┌──
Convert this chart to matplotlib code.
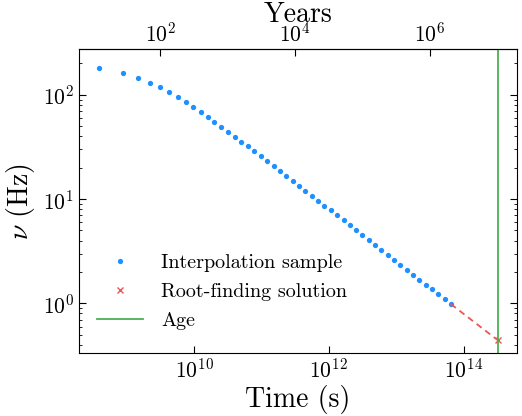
import numpy as np
import matplotlib
matplotlib.use("Agg")
import matplotlib.pyplot as plt
from matplotlib.ticker import NullLocator, LogLocator

plt.rcParams['font.family'] = 'serif'
plt.rcParams['font.serif'] = ['cmr10', 'DejaVu Serif']
plt.rcParams['mathtext.fontset'] = 'cm'
plt.rcParams['axes.formatter.use_mathtext'] = True

YEAR = 3.156e7  # s

# interpolation sample (time in s, frequency in Hz)
t_sample = [3.85e8, 8.65e8, 1.47e9, 2.22e9, 3.13e9, 4.25e9, 5.73e9, 7.45e9,
            9.67e9, 1.245e10, 1.58e10, 2.0e10, 2.52e10, 3.16e10, 3.98e10,
            4.99e10, 6.21e10, 7.78e10, 9.68e10, 1.213e11, 1.51e11, 1.87e11,
            2.32e11, 2.89e11, 3.59e11, 4.45e11, 5.53e11, 6.87e11, 8.51e11,
            1.064e12, 1.32e12, 1.65e12, 2.05e12, 2.52e12, 3.12e12, 3.88e12,
            4.82e12, 5.98e12, 7.45e12, 9.23e12, 1.145e13, 1.425e13, 1.77e13,
            2.19e13, 2.73e13, 3.38e13, 4.20e13, 5.22e13, 6.47e13]
nu_sample = [180, 162.5, 145.5, 130.3, 117.8, 105.4, 94.4, 84.6, 75.7, 68.2,
             61.1, 54.7, 49.0, 43.9, 39.6, 35.4, 32.0, 28.6, 25.7, 23.0, 20.6,
             18.5, 16.6, 14.9, 13.3, 12.0, 10.8, 9.64, 8.63, 7.79, 6.98, 6.25,
             5.60, 5.01, 4.52, 4.05, 3.62, 3.24, 2.92, 2.62, 2.34, 2.10, 1.88,
             1.68, 1.51, 1.36, 1.22, 1.09, 0.985]

# root-finding solution and age
t_root = 3.2e14
nu_root = 0.445
t_age = 3.2e14

fig = plt.figure(figsize=(5.22, 4.16), dpi=100)
ax = fig.add_axes([0.151, 0.151, 0.839, 0.731])

ax.plot(t_sample, nu_sample, 'o', color='#1e90ff', ms=3.8, mec='none',
        label='Interpolation sample')
ax.plot([t_sample[-1], t_root], [nu_sample[-1], nu_root], '--',
        color='#ee5555', lw=1.3, dashes=(3.5, 2.5))
ax.plot(t_root, nu_root, 'x', color='#ee5555', ms=5, mew=1.0,
        label='Root-finding solution')
ax.axvline(t_age, color='#4caf50', lw=1.3, label='Age')

ax.set_xscale('log')
ax.set_yscale('log')
ax.set_xlim(10**8.287, 10**14.79)
ax.set_ylim(0.333, 274)

ax.xaxis.set_major_locator(LogLocator(base=100))
ax.xaxis.set_minor_locator(NullLocator())
ax.yaxis.set_minor_locator(LogLocator(subs=np.arange(2, 10)))
ax.tick_params(which='both', direction='in', right=True, top=False,
               labelsize=15.5)
ax.tick_params(which='major', length=5)
ax.tick_params(which='minor', length=2.5)

ax.set_xlabel('Time (s)', fontsize=20, labelpad=2)
ax.set_ylabel(r'$\nu$ (Hz)', fontsize=20)

sec = ax.secondary_xaxis('top', functions=(lambda s: s / YEAR,
                                           lambda y: y * YEAR))
sec.xaxis.set_major_locator(LogLocator(base=100))
sec.xaxis.set_minor_locator(NullLocator())
sec.tick_params(direction='in', length=5, labelsize=15.5, pad=2.5)
sec.set_xlabel('Years', fontsize=20, labelpad=0)

ax.legend(loc='lower left', frameon=False, fontsize=14.5,
          bbox_to_anchor=(0.0, 0.015), handlelength=2.3,
          handletextpad=0.9, labelspacing=0.55)

fig.savefig('out.png', dpi=100)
└──
**What to produce:**
Repeat the material above word for word and skip every image in it.

**Full answer:**
Convert this chart to matplotlib code.
import numpy as np
import matplotlib
matplotlib.use("Agg")
import matplotlib.pyplot as plt
from matplotlib.ticker import NullLocator, LogLocator

plt.rcParams['font.family'] = 'serif'
plt.rcParams['font.serif'] = ['cmr10', 'DejaVu Serif']
plt.rcParams['mathtext.fontset'] = 'cm'
plt.rcParams['axes.formatter.use_mathtext'] = True

YEAR = 3.156e7  # s

# interpolation sample (time in s, frequency in Hz)
t_sample = [3.85e8, 8.65e8, 1.47e9, 2.22e9, 3.13e9, 4.25e9, 5.73e9, 7.45e9,
            9.67e9, 1.245e10, 1.58e10, 2.0e10, 2.52e10, 3.16e10, 3.98e10,
            4.99e10, 6.21e10, 7.78e10, 9.68e10, 1.213e11, 1.51e11, 1.87e11,
            2.32e11, 2.89e11, 3.59e11, 4.45e11, 5.53e11, 6.87e11, 8.51e11,
            1.064e12, 1.32e12, 1.65e12, 2.05e12, 2.52e12, 3.12e12, 3.88e12,
            4.82e12, 5.98e12, 7.45e12, 9.23e12, 1.145e13, 1.425e13, 1.77e13,
            2.19e13, 2.73e13, 3.38e13, 4.20e13, 5.22e13, 6.47e13]
nu_sample = [180, 162.5, 145.5, 130.3, 117.8, 105.4, 94.4, 84.6, 75.7, 68.2,
             61.1, 54.7, 49.0, 43.9, 39.6, 35.4, 32.0, 28.6, 25.7, 23.0, 20.6,
             18.5, 16.6, 14.9, 13.3, 12.0, 10.8, 9.64, 8.63, 7.79, 6.98, 6.25,
             5.60, 5.01, 4.52, 4.05, 3.62, 3.24, 2.92, 2.62, 2.34, 2.10, 1.88,
             1.68, 1.51, 1.36, 1.22, 1.09, 0.985]

# root-finding solution and age
t_root = 3.2e14
nu_root = 0.445
t_age = 3.2e14

fig = plt.figure(figsize=(5.22, 4.16), dpi=100)
ax = fig.add_axes([0.151, 0.151, 0.839, 0.731])

ax.plot(t_sample, nu_sample, 'o', color='#1e90ff', ms=3.8, mec='none',
        label='Interpolation sample')
ax.plot([t_sample[-1], t_root], [nu_sample[-1], nu_root], '--',
        color='#ee5555', lw=1.3, dashes=(3.5, 2.5))
ax.plot(t_root, nu_root, 'x', color='#ee5555', ms=5, mew=1.0,
        label='Root-finding solution')
ax.axvline(t_age, color='#4caf50', lw=1.3, label='Age')

ax.set_xscale('log')
ax.set_yscale('log')
ax.set_xlim(10**8.287, 10**14.79)
ax.set_ylim(0.333, 274)

ax.xaxis.set_major_locator(LogLocator(base=100))
ax.xaxis.set_minor_locator(NullLocator())
ax.yaxis.set_minor_locator(LogLocator(subs=np.arange(2, 10)))
ax.tick_params(which='both', direction='in', right=True, top=False,
               labelsize=15.5)
ax.tick_params(which='major', length=5)
ax.tick_params(which='minor', length=2.5)

ax.set_xlabel('Time (s)', fontsize=20, labelpad=2)
ax.set_ylabel(r'$\nu$ (Hz)', fontsize=20)

sec = ax.secondary_xaxis('top', functions=(lambda s: s / YEAR,
                                           lambda y: y * YEAR))
sec.xaxis.set_major_locator(LogLocator(base=100))
sec.xaxis.set_minor_locator(NullLocator())
sec.tick_params(direction='in', length=5, labelsize=15.5, pad=2.5)
sec.set_xlabel('Years', fontsize=20, labelpad=0)

ax.legend(loc='lower left', frameon=False, fontsize=14.5,
          bbox_to_anchor=(0.0, 0.015), handlelength=2.3,
          handletextpad=0.9, labelspacing=0.55)

fig.savefig('out.png', dpi=100)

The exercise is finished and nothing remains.